In laws in my life and thinkng are kind of like a species.
Perv has a huge family and they are some of the strangest and most loving and most bizarre and most rug-sweeping and most unabe to deal with reality people that I have ever, ever met.
When a tragedy happens in marriage or person's life, the inlaws come running full force at the beginning. Then, over time, fade away like a hive or chicken pox.
Thank goodness there are two who have been some of my most constant supporters and have become some of my very best friends. One I trust implicitly and the other...pretty good. And what would be said anyway is already known.
Others who I was very close to-DD's godmother-snubs me, as Perv "got to" her, yet her family shows me every kindness when we see each other.
My father said something intereting about his situation with my mother, in that he felt like maybe people just didn't know how to handle it. Then sometimes I think he just wants everything nice and people do know how to handle it and make choices.
Some of the ILs have come forward and though I don't see them often, are more personal then ever before and shared tragedies of their own and need their own support. Though it is a massive family, there isn't a ton of love or personalness and a lot of narcissism.
Sorry for my long speech.
I too, think it's common for things to fade between ILs and BSs when D comes. If there are kids it can help, if we want it to.
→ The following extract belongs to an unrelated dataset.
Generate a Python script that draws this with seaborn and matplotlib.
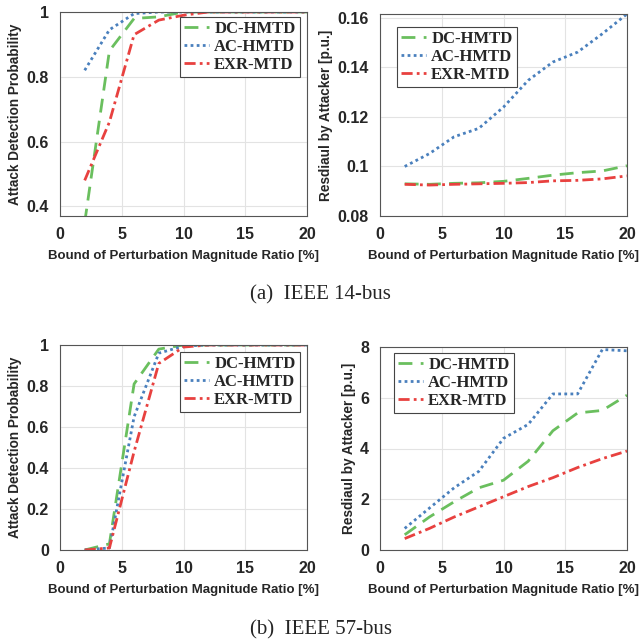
import matplotlib
matplotlib.use("Agg")
import matplotlib.pyplot as plt
import seaborn as sns

ratio = [2, 4, 6, 8, 10, 12, 14, 16, 18, 20]
methods = ["DC-HMTD", "AC-HMTD", "EXR-MTD"]

# IEEE 14-bus
prob_14 = {
    "DC-HMTD": [0.35, 0.88, 0.98, 0.985, 1.0, 1.0, 1.0, 1.0, 1.0, 1.0],
    "AC-HMTD": [0.82, 0.945, 0.995, 1.0, 1.0, 1.0, 1.0, 1.0, 1.0, 1.0],
    "EXR-MTD": [0.48, 0.66, 0.93, 0.975, 0.99, 1.0, 1.0, 1.0, 1.0, 1.0],
}
resid_14 = {
    "DC-HMTD": [0.0930, 0.0928, 0.0932, 0.0934, 0.0940, 0.0952, 0.0965, 0.0975, 0.0982, 0.1003],
    "AC-HMTD": [0.1000, 0.1052, 0.1120, 0.1154, 0.1240, 0.1348, 0.1422, 0.1462, 0.1536, 0.1616],
    "EXR-MTD": [0.0928, 0.0925, 0.0928, 0.0930, 0.0932, 0.0935, 0.0942, 0.0944, 0.0950, 0.0962],
}
# IEEE 57-bus
prob_57 = {
    "DC-HMTD": [0.0, 0.03, 0.81, 0.98, 1.0, 1.0, 1.0, 1.0, 1.0, 1.0],
    "AC-HMTD": [0.0, 0.01, 0.65, 0.96, 0.995, 1.0, 1.0, 1.0, 1.0, 1.0],
    "EXR-MTD": [0.0, 0.01, 0.48, 0.91, 0.99, 1.0, 1.0, 1.0, 1.0, 1.0],
}
resid_57 = {
    "DC-HMTD": [0.6, 1.3, 1.9, 2.45, 2.75, 3.5, 4.7, 5.4, 5.5, 6.1],
    "AC-HMTD": [0.85, 1.65, 2.45, 3.1, 4.4, 4.95, 6.15, 6.15, 7.9, 7.85],
    "EXR-MTD": [0.45, 0.85, 1.3, 1.7, 2.1, 2.5, 2.85, 3.25, 3.6, 3.9],
}

colors = {"DC-HMTD": "#6abf5e", "AC-HMTD": "#4a80bd", "EXR-MTD": "#e8413f"}
styles = {"DC-HMTD": (0, (5, 3)), "AC-HMTD": (0, (1, 1.2)), "EXR-MTD": (0, (4, 1.5, 1, 1.5))}

sns.set_theme(style="whitegrid")
plt.rcParams["font.family"] = ["Liberation Sans", "DejaVu Sans"]

fig = plt.figure(figsize=(6.41, 6.41), dpi=100)
W = 247 / 641
boxes = [
    [60 / 641, (641 - 216) / 641, W, 204 / 641],
    [380 / 641, (641 - 216) / 641, W, 202 / 641],
    [60 / 641, (641 - 550) / 641, W, 205 / 641],
    [380 / 641, (641 - 550) / 641, W, 203 / 641],
]
panels = [
    (prob_14, "Attack Detection Probability", (0.37, 1.0), [0.4, 0.6, 0.8, 1.0], ["0.4", "0.6", "0.8", "1"], (0.486, 0.975)),
    (resid_14, "Resdiaul by Attacker [p.u.]", (0.08, 0.1616), [0.08, 0.10, 0.12, 0.14, 0.16], ["0.08", "0.1", "0.12", "0.14", "0.16"], (0.069, 0.936)),
    (prob_57, "Attack Detection Probability", (0.0, 1.0), [0, 0.2, 0.4, 0.6, 0.8, 1.0], ["0", "0.2", "0.4", "0.6", "0.8", "1"], (0.486, 0.966)),
    (resid_57, "Resdiaul by Attacker [p.u.]", (0.0, 8.0), [0, 2, 4, 6, 8], ["0", "2", "4", "6", "8"], (0.057, 0.97)),
]

for box, (data, ylabel, ylim, yticks, yticklabels, anchor) in zip(boxes, panels):
    ax = fig.add_axes(box)
    for m in methods:
        sns.lineplot(x=ratio, y=data[m], ax=ax, color=colors[m], linestyle=styles[m],
                     linewidth=2.0, label=m)
    ax.set_xlim(0, 20)
    ax.set_ylim(*ylim)
    ax.set_xticks([0, 5, 10, 15, 20])
    ax.set_xticklabels(["0", "5", "10", "15", "20"], fontweight="bold", fontsize=11.5)
    ax.set_yticks(yticks)
    ax.set_yticklabels(yticklabels, fontweight="bold", fontsize=11.5)
    ax.tick_params(axis="both", pad=2, colors="#262626")
    ax.set_xlabel("Bound of Perturbation Magnitude Ratio [%]", fontweight="bold", fontsize=9.5,
                  color="#262626", labelpad=6)
    ax.set_ylabel(ylabel, fontweight="bold", fontsize=9.8, color="#262626", labelpad=3)
    ax.grid(color="#e3e3e3", linewidth=0.8)
    for s in ax.spines.values():
        s.set_edgecolor("#555555")
        s.set_linewidth(0.8)
    leg = ax.legend(loc="upper left", bbox_to_anchor=anchor, borderaxespad=0,
                    prop={"family": "Liberation Serif", "size": 12, "weight": "bold"},
                    handlelength=1.5, borderpad=0.25, labelspacing=0.12, handletextpad=0.3,
                    fancybox=False, framealpha=1, edgecolor="#444444")
    leg.get_frame().set_linewidth(0.8)

fig.text(0.5, 1 - 295 / 641, "(a)  IEEE 14-bus", ha="center", va="center",
         fontfamily="Liberation Serif", fontsize=15)
fig.text(0.5, 1 - 630 / 641, "(b)  IEEE 57-bus", ha="center", va="center",
         fontfamily="Liberation Serif", fontsize=15)

fig.savefig("out.png", dpi=100)
plt.close(fig)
Some bizarre things were said to one of them, who I don't really contact anymore. When Perv left last year, she helped me emotionally and with some social service things, but before we even knew of OW, do you know what she said? "Well, my little brother is a good catch!" (No, he isn't!)
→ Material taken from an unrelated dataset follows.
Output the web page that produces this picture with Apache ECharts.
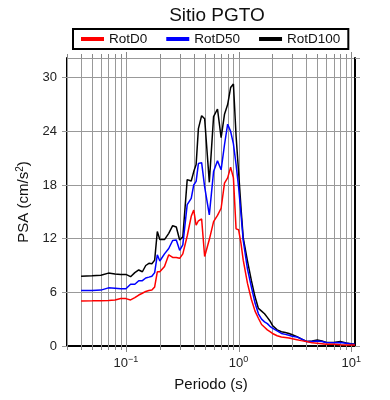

Then, when I told her I filed the papers, she told me, "Well, I guess he made his decision. Uh, no...it was me.
A's and related behavior really show us an enormous amount about the world and it's people, don't they? Perv is shunned by some of them and others will always bail the other out. That's what I think he's counting on, but the lies are catching up.
Yes, people sure do drop off the face of the earth, when this happens, Shocked. I'm sorry for your extra pain, I have it too. I choose to not dwell on the person who hurt me also and know that she heard false things, but will believe it because it's easier.
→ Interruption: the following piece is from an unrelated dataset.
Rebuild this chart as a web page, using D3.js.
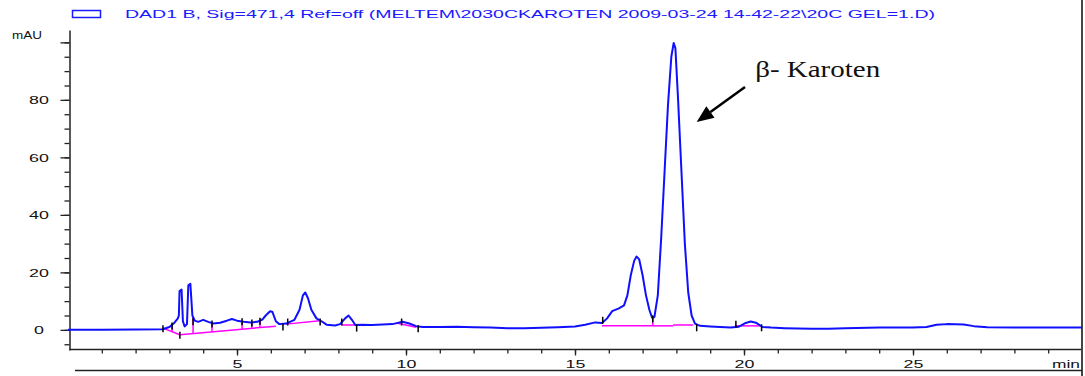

I think keeping in touch with a BS is also maybe a disloyal feeling for some of them, and the other I spoke of just flat out told him, "Ash will always be my friend." This IL and I actually talked about sharing a house and he's who I call when the baby comes.
We also made a pact to share anniversary dinners-he's divorced-with each other until one of us date.
A comfort I have is in knowing that it's not competition, but Perv doesn't have relationships like that with them because they don't get close to each other-they just bail each other out.
Maybe, Shocked, maybe it has to be enough to know yourself that you did nothing wrong. Sometimes, that's all that gets me to sleep at night. To hell with what other people think sometimes, even though it's hard to let go of so much at one time. Maybe it's not stress that's needed now and a new activity or something might bring new people with it?
I joined yoga and though not best friends, people greet me and make small talk now and have nothing to do with marriage or home life...and it's only for me. Maybe something like finding a way for new people in life isn't so bad? It just takes time and thought.
Sometimes, life can be ironic in a tragedy, too.